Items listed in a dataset

━━━━━━

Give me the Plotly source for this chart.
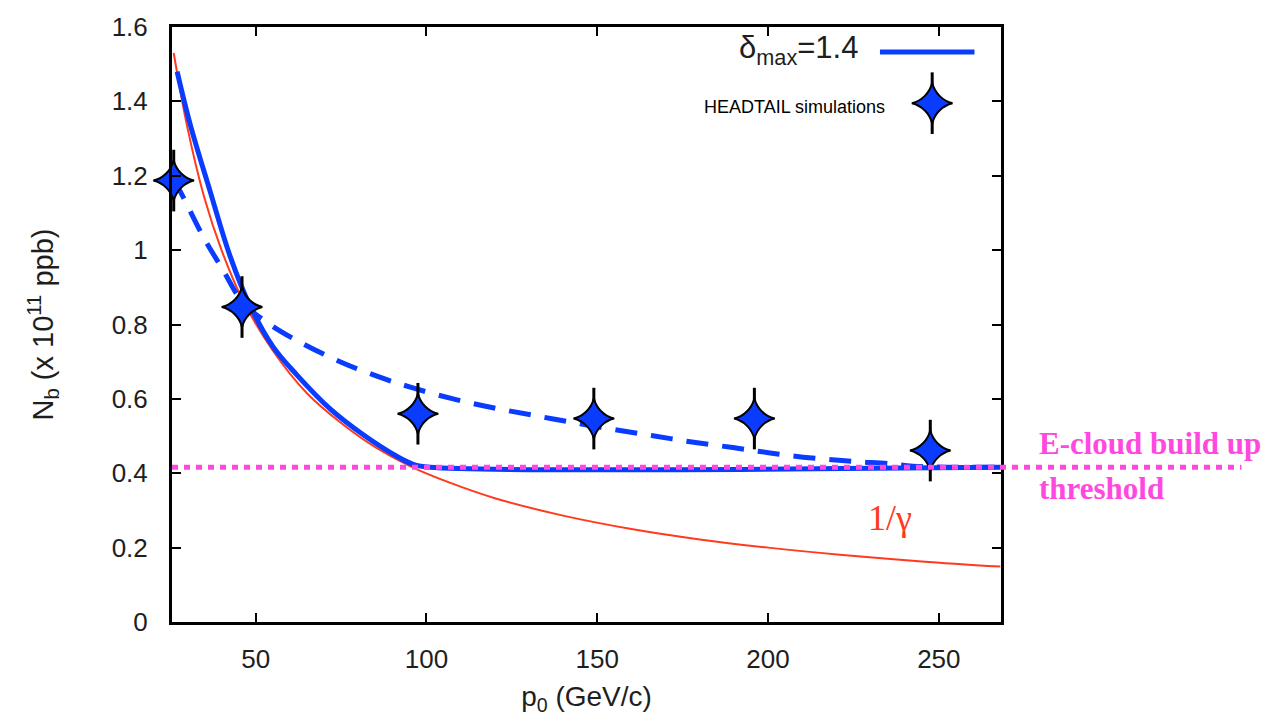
import plotly.graph_objects as go

# ---- data ----
sim_p = [26, 46, 97.5, 149, 196, 247.5]
sim_nb = [1.187, 0.847, 0.56, 0.547, 0.547, 0.461]

solid_p = [27, 30.8, 36.6, 42.5, 48.3, 55.1, 62.1, 71.8, 81.4, 91.4, 96.1, 101, 268]
solid_nb = [1.48, 1.339, 1.16, 0.984, 0.851, 0.74, 0.664, 0.573, 0.504, 0.445, 0.424, 0.416, 0.416]

dash_p = [26, 28.7, 34.6, 40.4, 46.3, 54.2, 63.9, 74.7, 85.5, 95.8, 107.8, 119.5, 131.2,
          142.6, 154.6, 166.3, 177.7, 189.7, 201.1, 212.9, 224.6, 236.3, 242.4, 268]
dash_nb = [1.19, 1.144, 1.037, 0.947, 0.859, 0.800, 0.748, 0.700, 0.661, 0.630, 0.600, 0.576, 0.556,
           0.537, 0.518, 0.501, 0.484, 0.469, 0.454, 0.441, 0.432, 0.425, 0.419, 0.416]

gamma_p = [26, 30, 35, 40, 46, 55, 65, 75, 85, 95, 107, 120, 140, 160, 180, 200, 221, 245, 268]
gamma_nb = [1.53, 1.33, 1.14, 1.0, 0.87, 0.73, 0.615, 0.535, 0.47, 0.42, 0.374, 0.333, 0.286,
            0.25, 0.222, 0.2, 0.181, 0.163, 0.149]

threshold = 0.416

x_ticks = [50, 100, 150, 200, 250]
y_ticks = [0, 0.2, 0.4, 0.6, 0.8, 1.0, 1.2, 1.4, 1.6]
y_ticktext = ["0", "0.2", "0.4", "0.6", "0.8", "1", "1.2", "1.4", "1.6"]

BLUE = "#0a3cff"
RED = "#ff3a1e"
PINK = "#ff48e0"
TXT = "#1e1e1e"
FONT = "Liberation Sans, Arial, sans-serif"
SERIF = "Liberation Serif, Times New Roman, serif"

fig = go.Figure()

fig.add_trace(go.Scatter(x=gamma_p, y=gamma_nb, mode="lines",
                         line=dict(color=RED, width=2, shape="spline", smoothing=1.0), showlegend=False))
fig.add_trace(go.Scatter(x=dash_p, y=dash_nb, mode="lines",
                         line=dict(color=BLUE, width=5, dash="22px,14px", shape="spline", smoothing=1.0),
                         showlegend=False))
fig.add_trace(go.Scatter(x=solid_p, y=solid_nb, mode="lines",
                         line=dict(color=BLUE, width=5, shape="spline", smoothing=1.0), showlegend=False))

star_needle = dict(symbol="line-ns", size=44, line=dict(color="black", width=3))
star_body = dict(symbol="star-diamond", size=29, color=BLUE, line=dict(color="black", width=2))

fig.add_trace(go.Scatter(x=sim_p, y=sim_nb, mode="markers", marker=star_needle,
                         showlegend=False, cliponaxis=False))
fig.add_trace(go.Scatter(x=sim_p, y=sim_nb, mode="markers", marker=star_body,
                         showlegend=False, cliponaxis=False))

# legend sample for the simulations (overlay axis in plot-fraction units)
fig.add_trace(go.Scatter(x=[0.917], y=[0.872], mode="markers", xaxis="x2", yaxis="y2",
                         marker=star_needle, showlegend=False, cliponaxis=False))
fig.add_trace(go.Scatter(x=[0.917], y=[0.872], mode="markers", xaxis="x2", yaxis="y2",
                         marker=star_body, showlegend=False, cliponaxis=False))

axis_common = dict(showline=True, linecolor="black", linewidth=3, mirror="allticks",
                   ticks="inside", ticklen=9, tickwidth=2, tickcolor="black",
                   showgrid=False, zeroline=False,
                   tickfont=dict(family=FONT, size=26, color=TXT))

fig.update_layout(
    width=1275, height=721,
    margin=dict(l=172, r=274, t=22, b=99),
    paper_bgcolor="white", plot_bgcolor="white",
    xaxis=dict(range=[25.5, 268.2], tickvals=x_ticks, ticklabelstandoff=12,
               title=dict(text="p<sub>0</sub> (GeV/c)", font=dict(family=FONT, size=28, color=TXT),
                          standoff=14),
               **axis_common),
    yaxis=dict(range=[0, 1.6], tickvals=y_ticks, ticktext=y_ticktext, ticklabelstandoff=16,
               title=dict(text="N<sub>b</sub> (x 10<sup>11</sup> ppb)",
                          font=dict(family=FONT, size=29, color=TXT), standoff=50),
               **axis_common),
    xaxis2=dict(range=[0, 1], overlaying="x", visible=False, fixedrange=True),
    yaxis2=dict(range=[0, 1], overlaying="y", visible=False, fixedrange=True),
    showlegend=False,
)

# threshold line (extends beyond the plot frame)
fig.add_shape(type="line", xref="paper", yref="y", x0=0, x1=1.29, y0=threshold, y1=threshold,
              line=dict(color=PINK, width=5, dash="6px,6px"), layer="above")
# legend line sample
fig.add_shape(type="line", xref="paper", yref="paper", x0=0.854, x1=0.968, y0=0.958, y1=0.958,
              line=dict(color=BLUE, width=5))

fig.add_annotation(xref="paper", yref="paper", x=0.830, y=0.962, xanchor="right", yanchor="middle",
                   text="δ<sub>max</sub>=1.4", showarrow=False,
                   font=dict(family=FONT, size=31, color=TXT))
fig.add_annotation(xref="paper", yref="paper", x=0.862, y=0.865, xanchor="right", yanchor="middle",
                   text="HEADTAIL simulations", showarrow=False,
                   font=dict(family=FONT, size=18, color="black"))
fig.add_annotation(xref="paper", yref="paper", x=0.866, y=0.175, xanchor="center", yanchor="middle",
                   text="1/γ", showarrow=False,
                   font=dict(family=SERIF, size=36, color=RED))
fig.add_annotation(xref="paper", yref="paper", x=1.044, y=0.30, xanchor="left", yanchor="middle",
                   text="<b>E-cloud build up</b>", showarrow=False,
                   font=dict(family=SERIF, size=31, color=PINK))
fig.add_annotation(xref="paper", yref="paper", x=1.044, y=0.225, xanchor="left", yanchor="middle",
                   text="<b>threshold</b>", showarrow=False,
                   font=dict(family=SERIF, size=31, color=PINK))

fig.write_html("out.html")
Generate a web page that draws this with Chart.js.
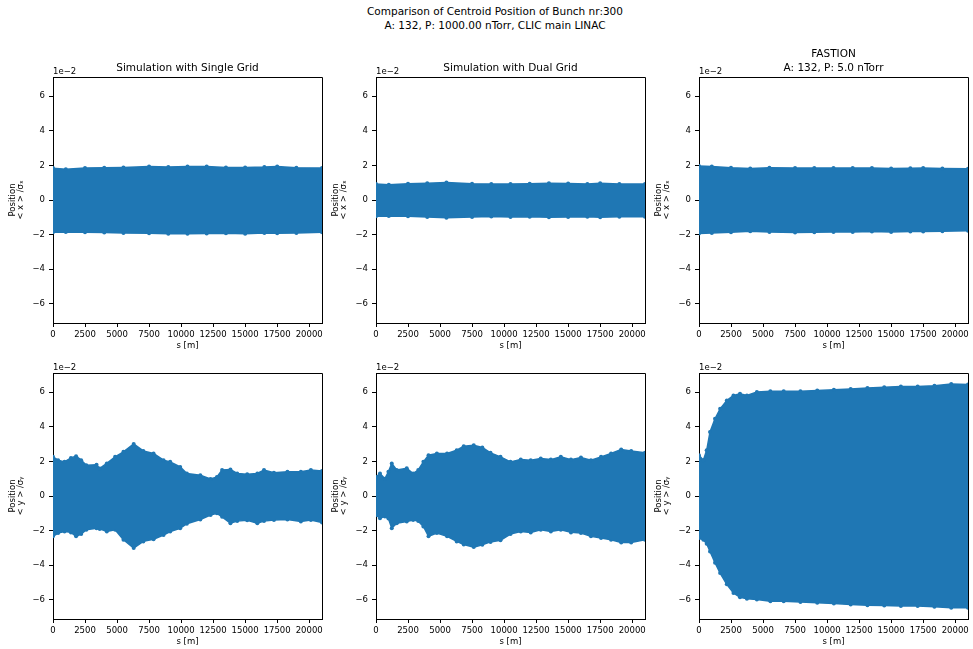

━━━━━━

Task directions:
Leave the pictures out, and restate exactly the lines from the start of the records through the one that contains "Serif, Times New".

Written reply:
Give me the Plotly source for this chart.
import plotly.graph_objects as go

# ---- data ----
sim_p = [26, 46, 97.5, 149, 196, 247.5]
sim_nb = [1.187, 0.847, 0.56, 0.547, 0.547, 0.461]

solid_p = [27, 30.8, 36.6, 42.5, 48.3, 55.1, 62.1, 71.8, 81.4, 91.4, 96.1, 101, 268]
solid_nb = [1.48, 1.339, 1.16, 0.984, 0.851, 0.74, 0.664, 0.573, 0.504, 0.445, 0.424, 0.416, 0.416]

dash_p = [26, 28.7, 34.6, 40.4, 46.3, 54.2, 63.9, 74.7, 85.5, 95.8, 107.8, 119.5, 131.2,
          142.6, 154.6, 166.3, 177.7, 189.7, 201.1, 212.9, 224.6, 236.3, 242.4, 268]
dash_nb = [1.19, 1.144, 1.037, 0.947, 0.859, 0.800, 0.748, 0.700, 0.661, 0.630, 0.600, 0.576, 0.556,
           0.537, 0.518, 0.501, 0.484, 0.469, 0.454, 0.441, 0.432, 0.425, 0.419, 0.416]

gamma_p = [26, 30, 35, 40, 46, 55, 65, 75, 85, 95, 107, 120, 140, 160, 180, 200, 221, 245, 268]
gamma_nb = [1.53, 1.33, 1.14, 1.0, 0.87, 0.73, 0.615, 0.535, 0.47, 0.42, 0.374, 0.333, 0.286,
            0.25, 0.222, 0.2, 0.181, 0.163, 0.149]

threshold = 0.416

x_ticks = [50, 100, 150, 200, 250]
y_ticks = [0, 0.2, 0.4, 0.6, 0.8, 1.0, 1.2, 1.4, 1.6]
y_ticktext = ["0", "0.2", "0.4", "0.6", "0.8", "1", "1.2", "1.4", "1.6"]

BLUE = "#0a3cff"
RED = "#ff3a1e"
PINK = "#ff48e0"
TXT = "#1e1e1e"
FONT = "Liberation Sans, Arial, sans-serif"
SERIF = "Liberation Serif, Times New Roman, serif"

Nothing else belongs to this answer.